Mallow is located on the River Blackwater, some 20 miles north of Cork City. The town developed from a crossing-point on the river, and is known as the "Crossroads of Munster" because of its geographical location in the heart of the province and its importance as a road and rail junction.
The Town Coat of Arms
The illustrations on the town's crest reflect Mallow's historical and literary tradition.
Mallow Castle The original castle dates from 1185. When this fell into ruins in the 16th century a new castle was constructed nearby. This building remains a private residence to the present day; the older ruin is now a national monument. In the castle grounds can be seen the only herd of white deer to be found in Ireland.

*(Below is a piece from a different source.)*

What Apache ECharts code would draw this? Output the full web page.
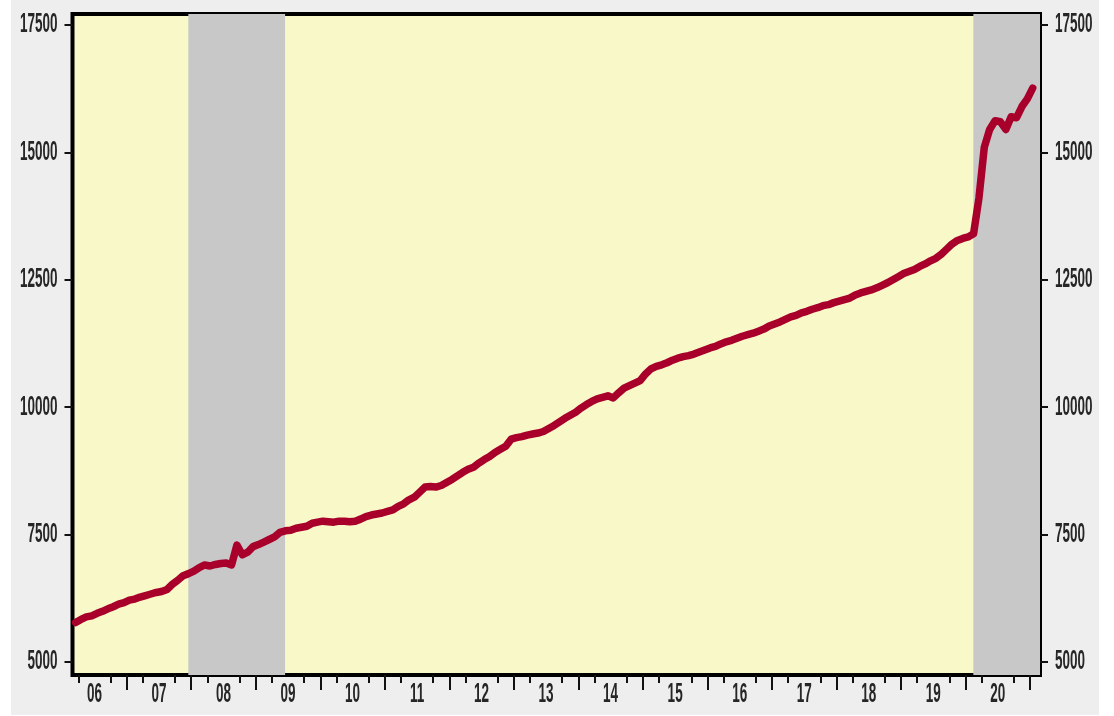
<!DOCTYPE html>
<html>
<head>
<meta charset="utf-8">
<script src="https://cdn.jsdelivr.net/npm/echarts@6/dist/echarts.min.js"></script>
<style>
  html, body { margin: 0; padding: 0; background: #ffffff; }
  #panel { position: absolute; left: 11px; top: 0; width: 1088px; height: 715px; background: #eeeeee; }
  #chart { position: absolute; left: 0; top: 0; width: 1114px; height: 716px; }
</style>
</head>
<body>
<div id="panel"></div>
<div id="chart"></div>
<script>
// ---- data (monthly) ----
const firstYear = 2006, firstMonth = 3;   // series starts March 2006
const values = [
  // 2006 (Mar-Dec)
  5770, 5830, 5880, 5900, 5950, 5990, 6040, 6080, 6130, 6160,
  // 2007
  6210, 6230, 6270, 6300, 6330, 6360, 6380, 6420, 6520, 6600, 6690, 6730,
  // 2008
  6780, 6850, 6900, 6880, 6910, 6930, 6940, 6900, 7290, 7100, 7150, 7260,
  // 2009
  7300, 7350, 7400, 7450, 7540, 7570, 7580, 7620, 7640, 7660, 7720, 7740,
  // 2010
  7760, 7750, 7740, 7760, 7760, 7750, 7760, 7800, 7850, 7880, 7900, 7920,
  // 2011
  7950, 7980, 8050, 8100, 8180, 8230, 8330, 8430, 8440, 8430, 8460, 8520,
  // 2012
  8580, 8650, 8720, 8780, 8820, 8900, 8970, 9030, 9110, 9170, 9230, 9370,
  // 2013
  9400, 9420, 9450, 9470, 9490, 9520, 9580, 9640, 9710, 9780, 9840, 9900,
  // 2014
  9980, 10050, 10110, 10160, 10190, 10220, 10180, 10280, 10370, 10420, 10470, 10520,
  // 2015
  10650, 10750, 10800, 10830, 10870, 10920, 10960, 10990, 11010, 11040, 11080, 11120,
  // 2016
  11160, 11190, 11240, 11280, 11310, 11350, 11390, 11420, 11450, 11490, 11530, 11590,
  // 2017
  11630, 11670, 11720, 11770, 11800, 11850, 11880, 11920, 11950, 11990, 12010, 12050,
  // 2018
  12080, 12110, 12140, 12200, 12240, 12270, 12300, 12340, 12390, 12440, 12500, 12560,
  // 2019
  12620, 12660, 12700, 12760, 12810, 12870, 12920, 13000, 13100, 13200, 13270, 13310,
  // 2020
  13340, 13400, 14100, 15100, 15450, 15620, 15600, 15450, 15700, 15680, 15900, 16050,
  // 2021 (Jan)
  16260
];
const recessions = [['2007-12-15', '2009-06-15'], ['2020-02-15', null]];
const yTicks = [5000, 7500, 10000, 12500, 15000, 17500];
const yTickLabels = ['5000', '7500', '10000', '12500', '15000', '17500'];
const yearLabels = ['06','07','08','09','10','11','12','13','14','15','16','17','18','19','20'];

// ---- helpers ----
function dateToYear(s) {
  const p = s.split('-').map(Number);
  return p[0] + (p[1] - 1 + (p[2] - 1) / 30.4) / 12;
}
const X_MIN = 2006.16, X_MAX = 2021.155;
const Y_MIN = 4740, Y_MAX = 17716;
const seriesData = values.map((v, i) => {
  const mIdx = firstMonth - 1 + i;
  const yr = firstYear + Math.floor(mIdx / 12);
  const mo = mIdx % 12;
  return [yr + (mo + 0.5) / 12, v];
});
const labelPos = yearLabels.map(l => 2000 + Number(l) + 0.5);
const majorTicks = [];
for (let y = 2007; y <= 2021; y++) majorTicks.push(y);
const minorTicks = [];
for (let y = 2006; y <= 2020; y++) { minorTicks.push(y + 0.25); minorTicks.push(y + 0.75); }
const recAreas = recessions.map(r => [
  { xAxis: dateToYear(r[0]) },
  { xAxis: r[1] ? dateToYear(r[1]) : X_MAX }
]);

const tickStyle = { color: '#111', width: 2 };

const chart = echarts.init(document.getElementById('chart'), null, { renderer: 'canvas' });
chart.setOption({
  animation: false,
  backgroundColor: 'transparent',
  grid: {
    left: 72.5, right: 74, top: 14, bottom: 41,
    outerBoundsMode: 'none', containLabel: false,
    show: true, backgroundColor: '#f9f8c9', borderColor: '#000000', borderWidth: 4
  },
  xAxis: [
    {
      type: 'value', min: X_MIN, max: X_MAX, position: 'bottom',
      axisLine: { show: false }, splitLine: { show: false },
      axisTick: { show: true, customValues: majorTicks, length: 15, lineStyle: tickStyle },
      axisLabel: { show: false }
    },
    {
      type: 'value', min: X_MIN, max: X_MAX, position: 'bottom', offset: 0,
      axisLine: { show: false }, splitLine: { show: false },
      axisTick: { show: true, customValues: minorTicks, length: 8, lineStyle: tickStyle },
      axisLabel: { show: false }
    }
  ],
  yAxis: [
    {
      type: 'value', min: Y_MIN, max: Y_MAX, position: 'left',
      axisLine: { show: false }, splitLine: { show: false },
      axisTick: { show: true, customValues: yTicks, length: 8, lineStyle: tickStyle },
      axisLabel: { show: false }
    },
    {
      type: 'value', min: Y_MIN, max: Y_MAX, position: 'right',
      axisLine: { show: false }, splitLine: { show: false },
      axisTick: { show: true, customValues: yTicks, length: 8, lineStyle: tickStyle },
      axisLabel: { show: false }
    }
  ],
  series: [{
    type: 'line',
    xAxisIndex: 0, yAxisIndex: 0,
    data: seriesData,
    showSymbol: false, symbol: 'none',
    lineStyle: { color: '#a8002b', width: 7.5, join: 'round', cap: 'round' },
    markArea: { silent: true, itemStyle: { color: '#c8c8c8' }, data: recAreas },
    z: 3
  }]
});

// Tick labels: condensed (horizontally squeezed) text, placed through the axes' scales
const FONT = "bold 27px 'Liberation Sans', Arial, sans-serif";
const SQUEEZE = 0.5;
const leftEdge = chart.convertToPixel({ xAxisIndex: 0 }, X_MIN);
const rightEdge = chart.convertToPixel({ xAxisIndex: 0 }, X_MAX);
const bottomEdge = chart.convertToPixel({ yAxisIndex: 0 }, Y_MIN);
const texts = [];
yTicks.forEach((v, i) => {
  const py = chart.convertToPixel({ yAxisIndex: 0 }, v);
  texts.push({ type: 'text', x: leftEdge - 15, y: py, scaleX: SQUEEZE, silent: true,
    style: { text: yTickLabels[i], font: FONT, fill: '#262626', align: 'right', verticalAlign: 'middle' } });
  texts.push({ type: 'text', x: rightEdge + 15, y: py, scaleX: SQUEEZE, silent: true,
    style: { text: yTickLabels[i], font: FONT, fill: '#262626', align: 'left', verticalAlign: 'middle' } });
});
yearLabels.forEach((l, i) => {
  const px = chart.convertToPixel({ xAxisIndex: 0 }, labelPos[i]);
  texts.push({ type: 'text', x: px, y: bottomEdge + 20, scaleX: SQUEEZE, silent: true,
    style: { text: l, font: FONT, fill: '#262626', align: 'center', verticalAlign: 'middle' } });
});
chart.setOption({ graphic: texts });
</script>
</body>
</html>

Famous Writers A number of writers and poets have lived in the Mallow area. Among these were Thomas Davis (1814-1845) and Canon Sheehan (1852-1913) who was parish priest of the neighbouring town of Doneraile. Also near Doneraile can be seen "Spenser's Castle" where the poet Edmund Spenser wrote part of his work "The Faerie Queen", and Bowen's Court where Elizabeth Bowen was born.
The Dogs' Heads This fountain dates from the period when the town was noted for its spa. During the 18th century, crowds came to bathe in the waters which were believed to have curative properties. The town anthem The Rakes of Mallow dates from this period.
The Swan This refers to the Irish name Magh Ealla (the Plain of the Swan).
Motto The motto "Per Ignem et Aquam" refers to the sacking of the town carried out by British forces in September 1920 during the War of Independence, and to the fact that the lower parts of the town are subject to flooding from the River Blackwater.